Hollande, trying to return to the good graces of entrepreneurs, said he was undoing that plan, and simplifying the system.

"There are no less than 40 formulas for dealing with capital gains ... 40 different ones. And now there will be but one," Hollande said.

He enumerated a graded scale for tax breaks on capital gains for entrepreneurs who bought start-ups: 65 percent if the company has been held at least eight years and 50 percent after two years. The tax advantage rises to 85 percent when companies are less than 10 years old, are being passed on to family members, or the owner is retiring.

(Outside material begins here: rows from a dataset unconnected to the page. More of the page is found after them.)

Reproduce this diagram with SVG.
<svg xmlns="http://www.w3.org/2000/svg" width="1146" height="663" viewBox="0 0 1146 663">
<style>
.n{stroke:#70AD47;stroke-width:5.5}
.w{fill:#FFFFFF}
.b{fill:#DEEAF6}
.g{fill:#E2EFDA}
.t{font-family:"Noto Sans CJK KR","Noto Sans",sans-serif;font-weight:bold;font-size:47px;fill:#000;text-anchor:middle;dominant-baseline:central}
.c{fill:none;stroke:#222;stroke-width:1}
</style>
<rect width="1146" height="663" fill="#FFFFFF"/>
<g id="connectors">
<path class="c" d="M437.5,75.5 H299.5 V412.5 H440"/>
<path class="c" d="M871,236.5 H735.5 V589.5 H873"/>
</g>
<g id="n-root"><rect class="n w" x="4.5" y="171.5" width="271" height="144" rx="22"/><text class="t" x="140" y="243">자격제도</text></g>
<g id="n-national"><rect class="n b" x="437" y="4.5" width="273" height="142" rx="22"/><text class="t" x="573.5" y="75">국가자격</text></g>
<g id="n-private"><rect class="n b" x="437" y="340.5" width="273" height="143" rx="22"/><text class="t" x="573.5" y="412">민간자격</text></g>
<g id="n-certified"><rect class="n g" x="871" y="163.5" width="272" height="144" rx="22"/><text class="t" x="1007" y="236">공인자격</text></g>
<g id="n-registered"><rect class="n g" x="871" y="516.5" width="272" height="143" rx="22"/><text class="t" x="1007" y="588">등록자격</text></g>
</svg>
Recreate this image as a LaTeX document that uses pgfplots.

Experts say Hollande's initial plan would have meant an effective tax rate of 60 percent, compared with 15 percent on U.S. capital gains.

Hollande called the new system "balanced," ''just," and "durable."

"It is enterprises that create wealth and, therefore, jobs," the president said.

France has been raising taxes to fill a 30-billion-euro hole in the budget and meet a deficit target of 3 percent -- set by the eurozone -- of its 1.8 trillion-euro gross domestic product.

But small and medium-sized companies are the biggest creators of jobs and drivers of economic growth, and make up 99 percent of businesses in France and the European Union as a whole.

Other measures aimed at boosting the entrepreneurial spirit in France include wiping out the Bank of France notes on companies that fail "so that one can have a second or a third chance" and creating "international houses," starting in the United States and in Asia, to help medium-sized French companies to branch out abroad or encourage exports.

He did not provide details or say when the government-run "international houses" would be in place.